Blanton refused to apologize for the obscenities and vowed to fight the resolution, claiming he had submitted the letter to prevent the United States from becoming “Sovietized,” and had appropriately censored the language in the letter so that “any woman or any child could read all that I have printed without a single blush of shame.” He also argued that he was being unfairly targeted, particularly by his fellow Texan representatives, who he claimed were attempting to stop him from running for a Senate seat. (It’s unclear whether this was true, though Blanton did run for Senate in 1927 and didn’t get elected.)
As I state in the piece, like Tea Party politicians today, the only electoral threat Blanton was ever going to face was from the right. So he had no reason to temper his lunacy.

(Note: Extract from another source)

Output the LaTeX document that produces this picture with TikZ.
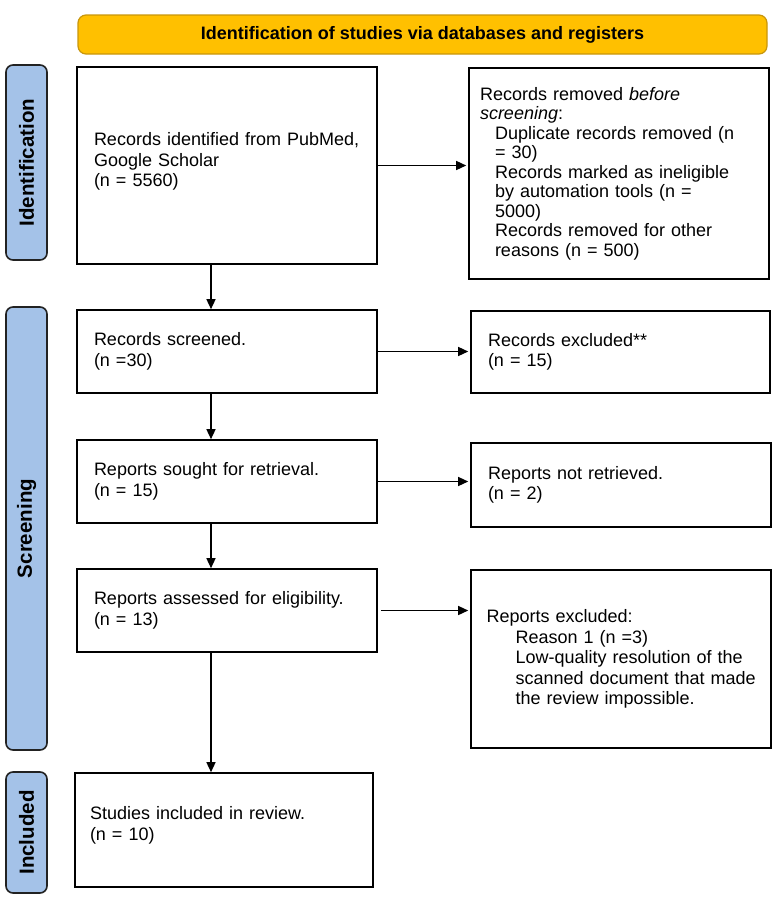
\documentclass[tikz,border=0pt]{standalone}
\usepackage{fontspec}
\setmainfont{Liberation Sans}
\usetikzlibrary{arrows.meta}
\definecolor{bannerfill}{HTML}{FFC000}
\definecolor{bannerdraw}{HTML}{C8960C}
\definecolor{sidefill}{HTML}{A4C2E8}
\definecolor{sidedraw}{HTML}{222222}
\newcommand{\indA}[1]{\mbox{\hspace*{15pt}#1}}
\newcommand{\indB}[1]{\mbox{\hspace*{29pt}#1}}
\begin{document}
\begin{tikzpicture}[x=1pt,y=-1pt,
  box/.style={draw=black, line width=1.6pt, align=left, inner ysep=0pt,
    font=\fontsize{18}{20.5}\selectfont},
  arr/.style={line width=1.4pt, -{Triangle[length=10pt,width=9pt]}},
  side/.style={draw=sidedraw, fill=sidefill, line width=1.6pt, rounded corners=7pt,
    rotate=90, minimum height=41pt, inner sep=0pt,
    font=\bfseries\fontsize{20.5}{22}\selectfont},
  banner/.style={draw=bannerdraw, fill=bannerfill, line width=1.2pt, rounded corners=8pt,
    inner sep=0pt, font=\bfseries\fontsize{18}{20}\selectfont}
]
\useasboundingbox (0,0) rectangle (780,900);

% banner
\node[banner, minimum width=689pt, minimum height=39pt] (banner) at (422.5,34.5)
  {Identification of studies via databases and registers};

% side labels
\node[side, minimum width=195pt] (sideid) at (26.5,162.5) {Identification};
\node[side, minimum width=443pt] (sidesc) at (26.5,528.5) {Screening};
\node[side, minimum width=121pt] (sidein) at (26.5,832.5) {Included};

% left column
\node[box, minimum width=300pt, minimum height=197pt, text width=266pt, inner xsep=17pt] (b1) at (227,165.5)
  {Records identified from PubMed,\\ Google Scholar\\ (n = 5560)\\[-9pt]\mbox{}};
\node[box, minimum width=300pt, minimum height=83pt, text width=266pt, inner xsep=17pt] (b2) at (227,351.5)
  {Records screened.\\ (n =30)};
\node[box, minimum width=300pt, minimum height=83pt, text width=266pt, inner xsep=17pt] (b3) at (227,481.5)
  {Reports sought for retrieval.\\ (n = 15)};
\node[box, minimum width=300pt, minimum height=83pt, text width=266pt, inner xsep=17pt] (b4) at (227,610.5)
  {Reports assessed for eligibility.\\ (n = 13)};
\node[box, minimum width=298pt, minimum height=114pt, text width=268pt, inner xsep=15pt] (b5) at (224,830)
  {Studies included in review.\\ (n = 10)\\[-7pt]\mbox{}};

% right column
\node[box, minimum width=300pt, minimum height=211pt, text width=278pt, inner xsep=11pt,
      font=\fontsize{18}{19.5}\selectfont] (r1) at (619,173.5)
  {Records removed \textit{before}\\
   \textit{screening}:\\
   \indA{Duplicate records removed (n}\\
   \indA{= 30)}\\
   \indA{Records marked as ineligible}\\
   \indA{by automation tools (n =}\\
   \indA{5000)}\\
   \indA{Records removed for other}\\
   \indA{reasons (n = 500)}};
\node[box, minimum width=299pt, minimum height=82pt, text width=265pt, inner xsep=17pt] (r2) at (620.5,352)
  {Records excluded**\\ (n = 15)};
\node[box, minimum width=300pt, minimum height=84pt, text width=266pt, inner xsep=17pt] (r3) at (621,485)
  {Reports not retrieved.\\ (n = 2)};
\node[box, minimum width=300pt, minimum height=178pt, text width=269pt, inner xsep=15.5pt] (r4) at (621,659)
  {Reports excluded:\\
   \indB{Reason 1 (n =3)}\\
   \indB{Low-quality resolution of the}\\
   \indB{scanned document that made}\\
   \indB{the review impossible.}};

% connectors
\coordinate (spine) at (211,0);
\draw[arr] (b1.south -| spine) -- (b2.north -| spine);
\draw[arr] (b2.south -| spine) -- (b3.north -| spine);
\draw[arr] (b3.south -| spine) -- (b4.north -| spine);
\draw[arr] (b4.south -| spine) -- (b5.north -| spine);

\draw[arr, shorten >=2pt] (b1.east) -- (b1.east -| r1.west);
\draw[arr, shorten >=2pt] (b2.east) -- (b2.east -| r2.west);
\draw[arr, shorten >=2pt] (b3.east) -- (b3.east -| r3.west);
\draw[arr, shorten >=2pt, shorten <=3pt] (b4.east) -- (b4.east -| r4.west);
\end{tikzpicture}
\end{document}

In other words, Trumpism has a long background in American history and it’s kind of amazing we haven’t descended down this path more often.
Indeed, even though Blanton’s “vile” indecency was splashed all over the front page of the New York Times, he was reelected to Congress in 1922, 1924, and 1926. The House was briefly freed of him in 1928, after that failed Senate run, but the respite did not last long, and Blanton returned to terrorize the House once more in 1930. He was finally voted out in 1937, went on to practice law in Washington, DC, and in Texas, and died in 1957.
So, while many voters certainly don’t care much about “decency” now, they also didn’t care about it in 1921. Trying to shame voters by calling out a politician’s crassness or pugnaciousness is not just a useless tactic, but could potentially backfire. Like Blanton, Trump’s base seems to enjoy it when he taunts world leaders on Twitter. They don’t mind his so-called “locker room talk” because they believe that he, like Blanton, would put his job on the line to prevent the United States from becoming “Sovietized,” or whatever the modern equivalent would be. He can call immigrants “animals” and claim they “infest” the United States all he wants, if that’s what his voters want to hear. Decorum is an illusion, and arguing about it is often a waste of time.
Yes.
Incidentally, Thomas Blanton is also the name of one of the guys who blew up the Sixteenth Street Baptist Church in Birmingham in 1963. No relation, but maybe we should watch out for guys with that name.